それからも試合にはたびたび出るようになるが、リリーフサーバーでの出場がメインで、たまに西川選手と入れ替わる形で後衛のローテーションに入るが、前衛に回ると交替する、という状態が続いた。つまり、攻撃面での彼女の出番がなかった。おそらくそれはまだ筋力が回復していないからだろう。ただ、後衛で出ていても得点を取るチャンスはある───そう、サーブだ。だから彼女はせめてサーブで得点を取ろうと集中していた気はした。それが実ったのは、その翌週の11月12日のCNAアリーナ★あきたでの日立Astemoリヴァーレ戦だった。

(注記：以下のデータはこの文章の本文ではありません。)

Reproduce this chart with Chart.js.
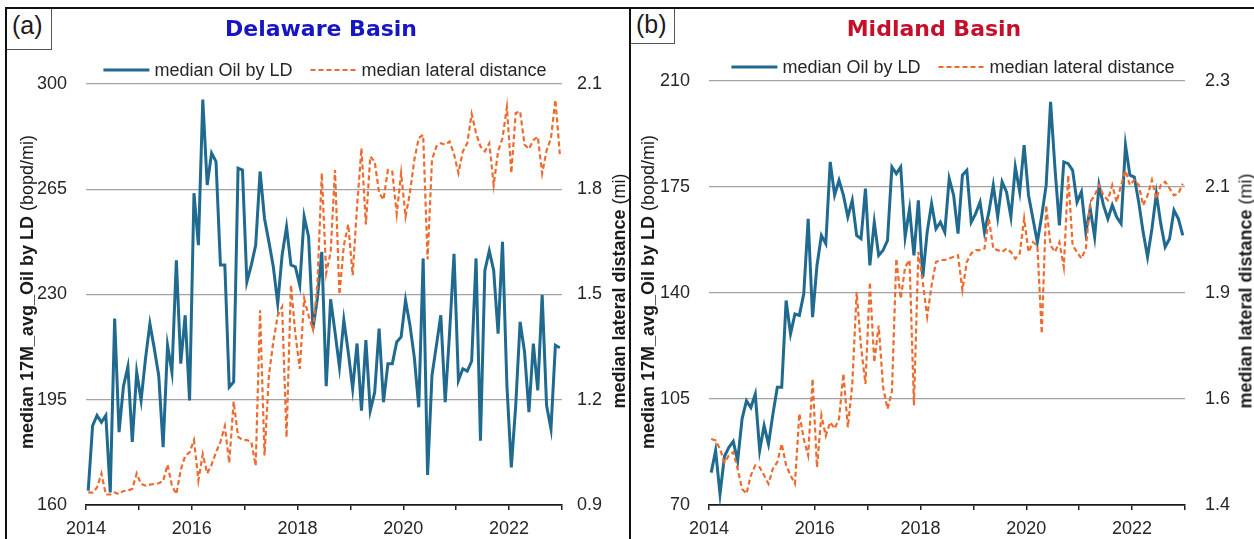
<!DOCTYPE html>
<html>
<head>
<meta charset="utf-8">
<script src="https://cdn.jsdelivr.net/npm/chart.js@4.4.1/dist/chart.umd.min.js"></script>
<style>
  html, body { margin: 0; padding: 0; background: #ffffff; }
  body { width: 1254px; height: 539px; position: relative; overflow: hidden;
         font-family: "Liberation Sans", Arial, sans-serif; color: #1a1a1a; }
  canvas { position: absolute; top: 0; }
  .rule { position: absolute; background: #111; }
  .tag { position: absolute; box-sizing: border-box; border-right: 1px solid #555; border-bottom: 1px solid #555;
         font-size: 25px; line-height: 1; padding: 4px 0 0 5px; color: #1a1a1a; background: #fff; }
  .title { position: absolute; transform: translate(-50%, -50%); white-space: nowrap;
           font-family: "DejaVu Sans", Verdana, sans-serif; font-weight: bold; font-size: 22px; }
  .ytitle { position: absolute; transform: translate(-50%, -50%) rotate(-90deg); white-space: nowrap;
            font-size: 18px; color: #1a1a1a; }
</style>
</head>
<body>

<canvas id="delaware" width="629" height="539" style="left:0px"></canvas>
<canvas id="midland" width="625" height="539" style="left:629px"></canvas>

<div class="rule" style="left:5px;top:7px;width:1249px;height:2px"></div>
<div class="rule" style="left:5px;top:7px;width:2px;height:532px"></div>
<div class="rule" style="left:629px;top:7px;width:2px;height:532px"></div>

<div class="tag" style="left:7px;top:9px;width:45px;height:41px">(a)</div>
<div class="tag" style="left:631px;top:9px;width:44px;height:35px;padding-top:3px">(b)</div>

<div class="title" style="left:321px;top:28px;color:#1616c4">Delaware Basin</div>
<div class="title" style="left:934px;top:28px;color:#c4102a">Midland Basin</div>

<div class="ytitle" style="left:27px;top:292px"><b>median 17M_avg_Oil by LD</b> (bopd/mi)</div>
<div class="ytitle" style="left:619px;top:291px"><b>median lateral distance</b> (mi)</div>
<div class="ytitle" style="left:648px;top:292px"><b>median 17M_avg_Oil by LD</b> (bopd/mi)</div>
<div class="ytitle" style="left:1246px;top:291px"><b>median lateral distance</b> (mi)</div>

<script>
// Monthly observations, Jan 2014 - Dec 2022
const months = [
  '2014-01','2014-02','2014-03','2014-04','2014-05','2014-06','2014-07','2014-08','2014-09','2014-10','2014-11','2014-12',
  '2015-01','2015-02','2015-03','2015-04','2015-05','2015-06','2015-07','2015-08','2015-09','2015-10','2015-11','2015-12',
  '2016-01','2016-02','2016-03','2016-04','2016-05','2016-06','2016-07','2016-08','2016-09','2016-10','2016-11','2016-12',
  '2017-01','2017-02','2017-03','2017-04','2017-05','2017-06','2017-07','2017-08','2017-09','2017-10','2017-11','2017-12',
  '2018-01','2018-02','2018-03','2018-04','2018-05','2018-06','2018-07','2018-08','2018-09','2018-10','2018-11','2018-12',
  '2019-01','2019-02','2019-03','2019-04','2019-05','2019-06','2019-07','2019-08','2019-09','2019-10','2019-11','2019-12',
  '2020-01','2020-02','2020-03','2020-04','2020-05','2020-06','2020-07','2020-08','2020-09','2020-10','2020-11','2020-12',
  '2021-01','2021-02','2021-03','2021-04','2021-05','2021-06','2021-07','2021-08','2021-09','2021-10','2021-11','2021-12',
  '2022-01','2022-02','2022-03','2022-04','2022-05','2022-06','2022-07','2022-08','2022-09','2022-10','2022-11','2022-12'
];

// Delaware Basin: median 17-month average oil per lateral length (bopd/mi)
const delawareOil = [
  164.8, 186.4, 189.8, 187.5, 189.8, 164.2, 222.0, 184.2, 199.5, 206.0, 181.0, 204.2,
  194.8, 208.7, 220.3, 212.0, 203.1, 179.2, 213.1, 204.2, 241.4, 207.0, 223.1, 194.8,
  263.7, 246.4, 294.8, 266.4, 277.0, 274.2, 239.8, 239.8, 199.2, 200.9, 272.0, 271.4,
  234.2, 239.8, 246.4, 270.9, 255.3, 247.5, 239.2, 227.0, 243.1, 252.5, 239.8, 239.2,
  233.1, 255.9, 249.2, 218.7, 228.7, 244.2, 199.5, 228.4, 217.5, 205.9, 221.5, 210.9,
  198.7, 213.7, 191.4, 214.8, 191.4, 197.5, 218.7, 194.2, 207.0, 207.0, 214.2, 215.9,
  228.1, 219.8, 209.0, 192.5, 242.0, 170.0, 203.1, 213.0, 223.1, 194.2, 217.5, 243.5,
  201.4, 205.3, 204.5, 207.8, 242.0, 181.4, 238.0, 244.5, 238.0, 217.0, 247.5, 199.8,
  172.5, 193.1, 220.9, 210.9, 190.9, 213.7, 198.1, 229.8, 193.1, 185.3, 213.1, 212.3
];
// Delaware Basin: median lateral distance (mi)
const delawareLateral = [
  0.936, 0.935, 0.950, 0.990, 0.930, 0.930, 0.936, 0.931, 0.940, 0.941, 0.946, 0.990,
  0.960, 0.955, 0.958, 0.960, 0.962, 0.968, 1.015, 0.955, 0.931, 1.000, 1.040, 1.050,
  1.085, 0.970, 1.045, 0.990, 1.015, 1.050, 1.080, 1.125, 1.020, 1.195, 1.095, 1.085,
  1.085, 1.080, 1.012, 1.455, 1.041, 1.270, 1.365, 1.440, 1.465, 1.093, 1.527, 1.388,
  1.288, 1.488, 1.440, 1.400, 1.527, 1.846, 1.560, 1.620, 1.855, 1.500, 1.640, 1.700,
  1.555, 1.750, 1.917, 1.700, 1.893, 1.879, 1.790, 1.770, 1.855, 1.850, 1.730, 1.846,
  1.722, 1.790, 1.884, 1.946, 1.955, 1.600, 1.884, 1.922, 1.931, 1.927, 1.936, 1.900,
  1.846, 1.908, 1.931, 2.015, 1.960, 1.922, 1.908, 1.931, 1.812, 1.908, 1.946, 2.034,
  1.846, 2.017, 2.022, 1.927, 1.915, 1.940, 1.950, 1.845, 1.910, 1.946, 2.055, 1.900
];

// Midland Basin: median 17-month average oil per lateral length (bopd/mi)
const midlandOil = [
  80.7, 88.0, 73.6, 86.0, 89.0, 91.0, 84.6, 98.4, 104.4, 102.2, 106.6, 88.0,
  96.2, 90.1, 100.0, 108.9, 108.9, 137.5, 126.5, 133.1, 132.6, 139.7, 164.5, 132.0,
  149.1, 159.0, 156.3, 183.3, 172.3, 177.2, 172.3, 165.1, 170.6, 159.0, 157.9, 174.5,
  149.1, 163.4, 152.4, 154.1, 157.4, 181.6, 179.4, 181.6, 158.5, 167.8, 152.4, 170.6,
  145.2, 160.1, 169.5, 161.2, 163.4, 160.1, 177.8, 172.3, 159.6, 178.9, 180.5, 163.4,
  166.2, 170.0, 160.1, 166.7, 175.6, 165.1, 176.7, 173.4, 165.1, 181.6, 173.4, 188.8,
  172.3, 164.5, 156.8, 165.6, 175.6, 203.1, 181.1, 162.3, 183.3, 182.7, 180.5, 170.0,
  173.4, 160.1, 167.8, 158.5, 175.6, 169.0, 164.5, 169.0, 165.1, 162.9, 188.8, 178.9,
  178.3, 170.0, 160.1, 151.9, 161.2, 172.8, 162.9, 155.2, 157.9, 167.3, 164.5, 159.0
];
// Midland Basin: median lateral distance (mi)
const midlandLateral = [
  1.540, 1.537, 1.519, 1.490, 1.505, 1.512, 1.477, 1.434, 1.424, 1.463, 1.484, 1.480,
  1.463, 1.445, 1.477, 1.491, 1.530, 1.484, 1.463, 1.445, 1.594, 1.540, 1.505, 1.668,
  1.480, 1.590, 1.547, 1.576, 1.562, 1.583, 1.679, 1.565, 1.654, 1.852, 1.735, 1.657,
  1.873, 1.703, 1.781, 1.650, 1.604, 1.640, 1.923, 1.838, 1.905, 1.920, 1.612, 1.937,
  1.873, 1.800, 1.866, 1.916, 1.920, 1.920, 1.923, 1.927, 1.930, 1.856, 1.916, 1.934,
  1.941, 1.941, 1.944, 2.008, 1.944, 1.941, 1.937, 1.944, 1.937, 1.923, 1.934, 2.008,
  1.937, 1.958, 1.951, 1.764, 2.036, 1.951, 1.937, 1.958, 1.905, 2.100, 1.951, 1.937,
  1.923, 1.944, 2.043, 2.057, 2.079, 2.057, 2.047, 2.079, 2.043, 2.079, 2.110, 2.079,
  2.090, 2.079, 2.036, 2.057, 2.090, 2.050, 2.079, 2.086, 2.072, 2.057, 2.061, 2.082
];

// Axis ticks
const xTickLabels = ['2014', '', '2016', '', '2018', '', '2020', '', '2022', ''];
const delawareOilTicks = [160, 195, 230, 265, 300];
const delawareLateralTicks = [0.9, 1.2, 1.5, 1.8, 2.1];
const delawareLateralTickLabels = ['0.9', '1.2', '1.5', '1.8', '2.1'];
const midlandOilTicks = [70, 105, 140, 175, 210];
const midlandLateralTicks = [1.4, 1.625, 1.85, 2.075, 2.3];
const midlandLateralTickLabels = ['1.4', '1.6', '1.9', '2.1', '2.3'];

const OIL_LABEL = 'median Oil by LD';
const LATERAL_LABEL = 'median lateral distance';
const OIL_COLOR = '#1f6a8e';
const LATERAL_COLOR = '#ee6b2f';
const TEXT_COLOR = '#262626';
const FONT_FAMILY = '"Liberation Sans", Arial, sans-serif';

// month 'YYYY-MM' -> position on a month-count axis starting Jan 2014 (mid-month)
function monthPos(label) {
  const [y, m] = label.split('-').map(Number);
  return (y - 2014) * 12 + (m - 1) + 0.5;
}
function toPoints(values) {
  return values.map((v, i) => ({ x: monthPos(months[i]), y: v }));
}

// Legend drawn as line samples above the plot area
const lineLegend = {
  id: 'lineLegend',
  afterDraw(chart, args, opts) {
    const { ctx, chartArea } = chart;
    ctx.save();
    ctx.font = '18px ' + FONT_FAMILY;
    const items = opts.order.map(i => chart.data.datasets[i]);
    const sample = 46, gap = 5, spacing = 18;
    const widths = items.map(d => sample + gap + ctx.measureText(d.label).width);
    const total = widths.reduce((a, b) => a + b, 0) + spacing * (items.length - 1);
    let x = (chartArea.left + chartArea.right) / 2 + opts.shift - total / 2;
    const y = opts.y;
    items.forEach((d, k) => {
      ctx.beginPath();
      ctx.setLineDash(d.borderDash || []);
      ctx.strokeStyle = d.borderColor;
      ctx.lineWidth = d.borderWidth;
      ctx.moveTo(x, y);
      ctx.lineTo(x + sample, y);
      ctx.stroke();
      ctx.setLineDash([]);
      ctx.fillStyle = TEXT_COLOR;
      ctx.textBaseline = 'middle';
      ctx.textAlign = 'left';
      ctx.fillText(d.label, x + sample + gap, y + 1);
      x += widths[k] + spacing;
    });
    ctx.restore();
  }
};

function makeChart(id, cfg) {
  const canvas = document.getElementById(id);
  const W = canvas.width, H = canvas.height;
  return new Chart(canvas, {
    type: 'line',
    data: {
      datasets: [
        {
          label: LATERAL_LABEL,
          data: toPoints(cfg.lateral),
          yAxisID: 'y1',
          borderColor: LATERAL_COLOR,
          borderWidth: 2.2,
          borderDash: [5, 3],
          pointRadius: 0,
          tension: 0,
          fill: false
        },
        {
          label: OIL_LABEL,
          data: toPoints(cfg.oil),
          yAxisID: 'y',
          borderColor: OIL_COLOR,
          borderWidth: 3,
          pointRadius: 0,
          tension: 0,
          fill: false
        }
      ]
    },
    options: {
      responsive: false,
      animation: false,
      devicePixelRatio: 1,
      layout: { padding: { top: cfg.top, left: 0, right: 0, bottom: 0 } },
      plugins: {
        legend: { display: false },
        title: { display: false },
        tooltip: { enabled: false },
        lineLegend: { order: [1, 0], y: cfg.legendY, shift: cfg.legendShift }
      },
      scales: {
        x: {
          type: 'linear',
          min: 0,
          max: 108,
          afterBuildTicks: s => { s.ticks = xTickLabels.map((_, i) => ({ value: i * 12 })); },
          afterFit: s => { s.height = H - cfg.bottom; },
          ticks: {
            callback: (v, i) => xTickLabels[i],
            color: TEXT_COLOR,
            padding: 8,
            maxRotation: 0,
            autoSkip: false,
            font: { family: FONT_FAMILY, size: 18 }
          },
          grid: { drawOnChartArea: false, drawTicks: true, tickLength: 5, color: '#222', lineWidth: 1.5 },
          border: { display: true, color: '#1a1a1a', width: 1.8 }
        },
        y: {
          position: 'left',
          min: cfg.oilTicks[0],
          max: cfg.oilTicks[cfg.oilTicks.length - 1],
          afterBuildTicks: s => { s.ticks = cfg.oilTicks.map(v => ({ value: v })); },
          afterFit: s => { s.width = cfg.left; },
          ticks: {
            callback: (v, i) => String(cfg.oilTicks[i]),
            color: TEXT_COLOR,
            padding: 19,
            font: { family: FONT_FAMILY, size: 18 }
          },
          grid: {
            drawTicks: false,
            color: c => (c.tick && c.tick.value === cfg.oilTicks[0]) ? 'rgba(0,0,0,0)' : '#a3a3a3',
            lineWidth: 1.3
          },
          border: { display: false }
        },
        y1: {
          position: 'right',
          min: cfg.lateralTicks[0],
          max: cfg.lateralTicks[cfg.lateralTicks.length - 1],
          afterBuildTicks: s => { s.ticks = cfg.lateralTicks.map(v => ({ value: v })); },
          afterFit: s => { s.width = W - cfg.right; },
          ticks: {
            callback: (v, i) => cfg.lateralTickLabels[i],
            color: TEXT_COLOR,
            padding: cfg.rightPad,
            font: { family: FONT_FAMILY, size: 18 }
          },
          grid: { display: false, drawTicks: false },
          border: { display: false }
        }
      }
    },
    plugins: [lineLegend]
  });
}

makeChart('delaware', {
  oil: delawareOil, lateral: delawareLateral,
  oilTicks: delawareOilTicks, lateralTicks: delawareLateralTicks, lateralTickLabels: delawareLateralTickLabels,
  left: 86, right: 562, top: 84, bottom: 505, rightPad: 15,
  legendY: 70, legendShift: 1
});

makeChart('midland', {
  oil: midlandOil, lateral: midlandLateral,
  oilTicks: midlandOilTicks, lateralTicks: midlandLateralTicks, lateralTickLabels: midlandLateralTickLabels,
  left: 80, right: 556, top: 81, bottom: 505, rightPad: 20,
  legendY: 67, legendShift: 6
});
</script>
</body>
</html>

復帰は果たした。得点もした。彼女は限られた出番の中でも、必死に自分の役割を全うしようとしているように見えた。また、控え選手としてテクニカルタイムアウトではコートに立つ選手に声をかけたり、リラックスさせたりする光景も目に付いた。それは昨シーズンまでいた白井選手の姿と重なった。
だが…
見ていて気になったのが…彼女がプレー中はおろか、だんだん練習中でもマスクをつけることが増えたことだった(ちなみに東レは昨シーズンからリーグ戦においては、試合中にマスクをつけながらプレーした選手はいない)。
傍から見ていてそれは、どこか、周りの目を拒絶しているように思えた。五輪で表情や容姿を批判されたことを気にしているからマスクをつけっぱなしにしているのかもしれない。私のようにカメラを向けている人───つまり表情や容姿を撮っているということだ───に対しての嫌悪感もあったのかもしれない。好奇の目にさらされることを嫌がっているのかも…私も含めて嫌な思いをさせているのかも…。
一方で、チームに対してもどこか線を引いている気がした。私は前衛には入らない、リリーフサーバーでいい、石川選手たちを励ましたり、みんなをリラックスさせる存在でいい。
今のままでいい…。
もちろんそれは、精神面でのつらさを抱えた自分を守るという意味もあるのだろう。なので、見ていてちょっと辛くなる部分があった。
彼女はこのままで今シーズンを送ってしまうのではないか…。
復帰で終わってしまうのではないか…。
もう、かつての彼女の姿は望むべくもないのだろうか…。
彼女の心に火をつける方法はないものだろうか。何か、火がつけば、きっかけがあれば彼女はメラメラと燃える気はした。だが、濡れた紙に火をつけたところでしかたないのではないか…。そんな虚しさすら感じていた。
投票で選出されたオールスターでマスクを外して楽しそうにしている彼女の様子をTL上で見るたびに、これはあくまでオールスターだからであって、チームに戻ればまたいつもの姿に戻ってしまうのかな…。そんな懸念で2022年は幕を閉じた。